## begin Information provided

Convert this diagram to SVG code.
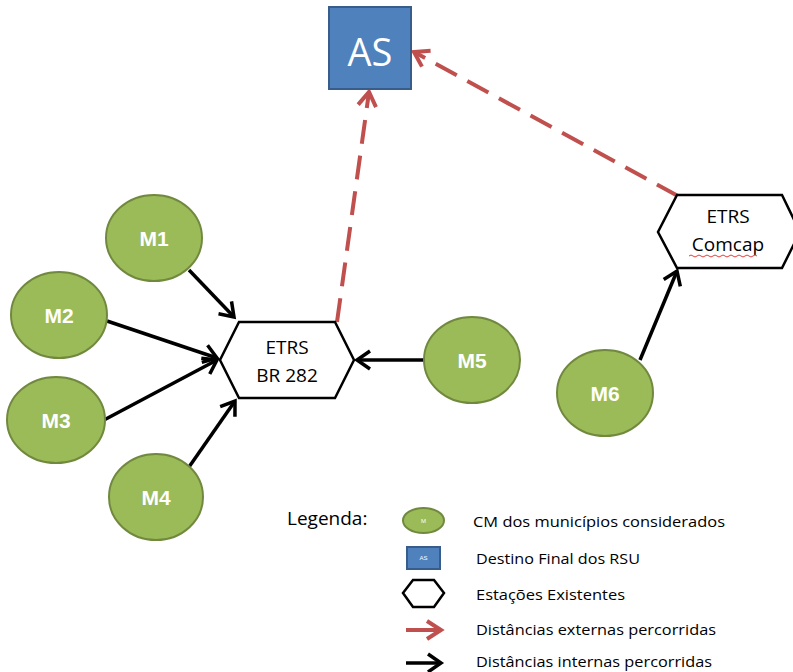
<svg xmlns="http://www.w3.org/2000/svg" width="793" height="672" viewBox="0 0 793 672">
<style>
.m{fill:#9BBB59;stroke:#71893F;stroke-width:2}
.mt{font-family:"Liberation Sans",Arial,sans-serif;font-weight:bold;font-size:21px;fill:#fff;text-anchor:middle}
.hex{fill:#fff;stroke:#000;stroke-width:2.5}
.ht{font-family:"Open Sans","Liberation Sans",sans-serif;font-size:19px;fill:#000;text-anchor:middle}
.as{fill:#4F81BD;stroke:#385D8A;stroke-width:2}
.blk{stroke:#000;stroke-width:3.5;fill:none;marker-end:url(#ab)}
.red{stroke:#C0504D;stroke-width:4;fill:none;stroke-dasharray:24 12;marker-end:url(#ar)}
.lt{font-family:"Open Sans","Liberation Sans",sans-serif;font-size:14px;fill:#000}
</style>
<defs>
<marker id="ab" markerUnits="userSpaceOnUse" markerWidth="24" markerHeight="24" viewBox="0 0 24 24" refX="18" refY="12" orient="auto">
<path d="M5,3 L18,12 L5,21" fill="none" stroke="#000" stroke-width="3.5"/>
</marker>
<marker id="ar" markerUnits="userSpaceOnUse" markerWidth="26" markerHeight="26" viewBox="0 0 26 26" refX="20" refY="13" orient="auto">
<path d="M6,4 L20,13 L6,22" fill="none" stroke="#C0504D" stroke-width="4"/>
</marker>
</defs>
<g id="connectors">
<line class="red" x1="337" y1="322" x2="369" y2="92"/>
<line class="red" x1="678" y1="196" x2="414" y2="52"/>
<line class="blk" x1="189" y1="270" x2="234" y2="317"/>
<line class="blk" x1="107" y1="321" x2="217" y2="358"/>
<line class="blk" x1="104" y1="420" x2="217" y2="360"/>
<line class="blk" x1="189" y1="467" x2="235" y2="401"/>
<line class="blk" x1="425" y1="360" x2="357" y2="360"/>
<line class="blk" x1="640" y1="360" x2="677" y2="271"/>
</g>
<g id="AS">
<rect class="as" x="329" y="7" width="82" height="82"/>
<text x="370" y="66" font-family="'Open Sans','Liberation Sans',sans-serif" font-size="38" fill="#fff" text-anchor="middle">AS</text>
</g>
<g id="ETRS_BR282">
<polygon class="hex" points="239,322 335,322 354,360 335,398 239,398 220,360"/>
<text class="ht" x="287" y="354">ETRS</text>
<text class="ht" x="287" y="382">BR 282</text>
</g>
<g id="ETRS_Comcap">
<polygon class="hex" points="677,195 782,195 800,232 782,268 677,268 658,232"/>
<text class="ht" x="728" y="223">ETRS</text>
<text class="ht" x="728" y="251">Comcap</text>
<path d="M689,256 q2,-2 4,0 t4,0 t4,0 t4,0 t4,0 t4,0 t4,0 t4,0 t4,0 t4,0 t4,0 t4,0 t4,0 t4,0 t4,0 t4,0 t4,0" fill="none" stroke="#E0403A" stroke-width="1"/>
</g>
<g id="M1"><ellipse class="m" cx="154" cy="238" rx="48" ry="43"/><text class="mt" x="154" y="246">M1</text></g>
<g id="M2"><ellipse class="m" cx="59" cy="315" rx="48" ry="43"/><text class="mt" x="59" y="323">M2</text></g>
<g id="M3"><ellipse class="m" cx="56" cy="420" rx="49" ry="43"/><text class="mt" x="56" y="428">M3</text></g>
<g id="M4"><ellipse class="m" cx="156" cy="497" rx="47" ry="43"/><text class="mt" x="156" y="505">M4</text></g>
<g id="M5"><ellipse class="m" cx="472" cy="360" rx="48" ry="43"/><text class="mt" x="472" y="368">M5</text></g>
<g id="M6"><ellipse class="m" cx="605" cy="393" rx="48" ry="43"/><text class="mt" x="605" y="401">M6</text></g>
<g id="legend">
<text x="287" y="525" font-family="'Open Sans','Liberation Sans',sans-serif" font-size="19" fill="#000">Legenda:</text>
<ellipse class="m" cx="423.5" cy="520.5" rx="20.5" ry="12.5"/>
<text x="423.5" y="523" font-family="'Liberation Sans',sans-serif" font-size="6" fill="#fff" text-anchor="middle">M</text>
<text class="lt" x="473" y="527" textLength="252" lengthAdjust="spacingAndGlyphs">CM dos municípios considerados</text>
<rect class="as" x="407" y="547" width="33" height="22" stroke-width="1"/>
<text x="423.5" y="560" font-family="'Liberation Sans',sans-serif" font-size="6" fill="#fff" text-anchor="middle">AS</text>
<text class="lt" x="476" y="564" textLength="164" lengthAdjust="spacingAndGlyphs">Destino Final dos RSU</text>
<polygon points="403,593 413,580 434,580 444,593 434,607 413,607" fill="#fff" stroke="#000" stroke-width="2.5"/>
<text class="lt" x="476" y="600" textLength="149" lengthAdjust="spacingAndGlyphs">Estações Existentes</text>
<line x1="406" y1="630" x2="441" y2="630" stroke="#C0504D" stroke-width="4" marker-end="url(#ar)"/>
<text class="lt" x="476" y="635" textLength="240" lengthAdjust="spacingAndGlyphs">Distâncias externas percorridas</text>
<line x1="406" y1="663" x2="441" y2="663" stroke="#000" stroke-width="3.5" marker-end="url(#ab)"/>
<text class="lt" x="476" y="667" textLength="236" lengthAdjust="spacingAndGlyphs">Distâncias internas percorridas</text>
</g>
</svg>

## end Information provided

Set exercise: Take the listing above and print it exactly, apart from the pictures.

Response:
Convert this diagram to SVG code.
<svg xmlns="http://www.w3.org/2000/svg" width="793" height="672" viewBox="0 0 793 672">
<style>
.m{fill:#9BBB59;stroke:#71893F;stroke-width:2}
.mt{font-family:"Liberation Sans",Arial,sans-serif;font-weight:bold;font-size:21px;fill:#fff;text-anchor:middle}
.hex{fill:#fff;stroke:#000;stroke-width:2.5}
.ht{font-family:"Open Sans","Liberation Sans",sans-serif;font-size:19px;fill:#000;text-anchor:middle}
.as{fill:#4F81BD;stroke:#385D8A;stroke-width:2}
.blk{stroke:#000;stroke-width:3.5;fill:none;marker-end:url(#ab)}
.red{stroke:#C0504D;stroke-width:4;fill:none;stroke-dasharray:24 12;marker-end:url(#ar)}
.lt{font-family:"Open Sans","Liberation Sans",sans-serif;font-size:14px;fill:#000}
</style>
<defs>
<marker id="ab" markerUnits="userSpaceOnUse" markerWidth="24" markerHeight="24" viewBox="0 0 24 24" refX="18" refY="12" orient="auto">
<path d="M5,3 L18,12 L5,21" fill="none" stroke="#000" stroke-width="3.5"/>
</marker>
<marker id="ar" markerUnits="userSpaceOnUse" markerWidth="26" markerHeight="26" viewBox="0 0 26 26" refX="20" refY="13" orient="auto">
<path d="M6,4 L20,13 L6,22" fill="none" stroke="#C0504D" stroke-width="4"/>
</marker>
</defs>
<g id="connectors">
<line class="red" x1="337" y1="322" x2="369" y2="92"/>
<line class="red" x1="678" y1="196" x2="414" y2="52"/>
<line class="blk" x1="189" y1="270" x2="234" y2="317"/>
<line class="blk" x1="107" y1="321" x2="217" y2="358"/>
<line class="blk" x1="104" y1="420" x2="217" y2="360"/>
<line class="blk" x1="189" y1="467" x2="235" y2="401"/>
<line class="blk" x1="425" y1="360" x2="357" y2="360"/>
<line class="blk" x1="640" y1="360" x2="677" y2="271"/>
</g>
<g id="AS">
<rect class="as" x="329" y="7" width="82" height="82"/>
<text x="370" y="66" font-family="'Open Sans','Liberation Sans',sans-serif" font-size="38" fill="#fff" text-anchor="middle">AS</text>
</g>
<g id="ETRS_BR282">
<polygon class="hex" points="239,322 335,322 354,360 335,398 239,398 220,360"/>
<text class="ht" x="287" y="354">ETRS</text>
<text class="ht" x="287" y="382">BR 282</text>
</g>
<g id="ETRS_Comcap">
<polygon class="hex" points="677,195 782,195 800,232 782,268 677,268 658,232"/>
<text class="ht" x="728" y="223">ETRS</text>
<text class="ht" x="728" y="251">Comcap</text>
<path d="M689,256 q2,-2 4,0 t4,0 t4,0 t4,0 t4,0 t4,0 t4,0 t4,0 t4,0 t4,0 t4,0 t4,0 t4,0 t4,0 t4,0 t4,0 t4,0" fill="none" stroke="#E0403A" stroke-width="1"/>
</g>
<g id="M1"><ellipse class="m" cx="154" cy="238" rx="48" ry="43"/><text class="mt" x="154" y="246">M1</text></g>
<g id="M2"><ellipse class="m" cx="59" cy="315" rx="48" ry="43"/><text class="mt" x="59" y="323">M2</text></g>
<g id="M3"><ellipse class="m" cx="56" cy="420" rx="49" ry="43"/><text class="mt" x="56" y="428">M3</text></g>
<g id="M4"><ellipse class="m" cx="156" cy="497" rx="47" ry="43"/><text class="mt" x="156" y="505">M4</text></g>
<g id="M5"><ellipse class="m" cx="472" cy="360" rx="48" ry="43"/><text class="mt" x="472" y="368">M5</text></g>
<g id="M6"><ellipse class="m" cx="605" cy="393" rx="48" ry="43"/><text class="mt" x="605" y="401">M6</text></g>
<g id="legend">
<text x="287" y="525" font-family="'Open Sans','Liberation Sans',sans-serif" font-size="19" fill="#000">Legenda:</text>
<ellipse class="m" cx="423.5" cy="520.5" rx="20.5" ry="12.5"/>
<text x="423.5" y="523" font-family="'Liberation Sans',sans-serif" font-size="6" fill="#fff" text-anchor="middle">M</text>
<text class="lt" x="473" y="527" textLength="252" lengthAdjust="spacingAndGlyphs">CM dos municípios considerados</text>
<rect class="as" x="407" y="547" width="33" height="22" stroke-width="1"/>
<text x="423.5" y="560" font-family="'Liberation Sans',sans-serif" font-size="6" fill="#fff" text-anchor="middle">AS</text>
<text class="lt" x="476" y="564" textLength="164" lengthAdjust="spacingAndGlyphs">Destino Final dos RSU</text>
<polygon points="403,593 413,580 434,580 444,593 434,607 413,607" fill="#fff" stroke="#000" stroke-width="2.5"/>
<text class="lt" x="476" y="600" textLength="149" lengthAdjust="spacingAndGlyphs">Estações Existentes</text>
<line x1="406" y1="630" x2="441" y2="630" stroke="#C0504D" stroke-width="4" marker-end="url(#ar)"/>
<text class="lt" x="476" y="635" textLength="240" lengthAdjust="spacingAndGlyphs">Distâncias externas percorridas</text>
<line x1="406" y1="663" x2="441" y2="663" stroke="#000" stroke-width="3.5" marker-end="url(#ab)"/>
<text class="lt" x="476" y="667" textLength="236" lengthAdjust="spacingAndGlyphs">Distâncias internas percorridas</text>
</g>
</svg>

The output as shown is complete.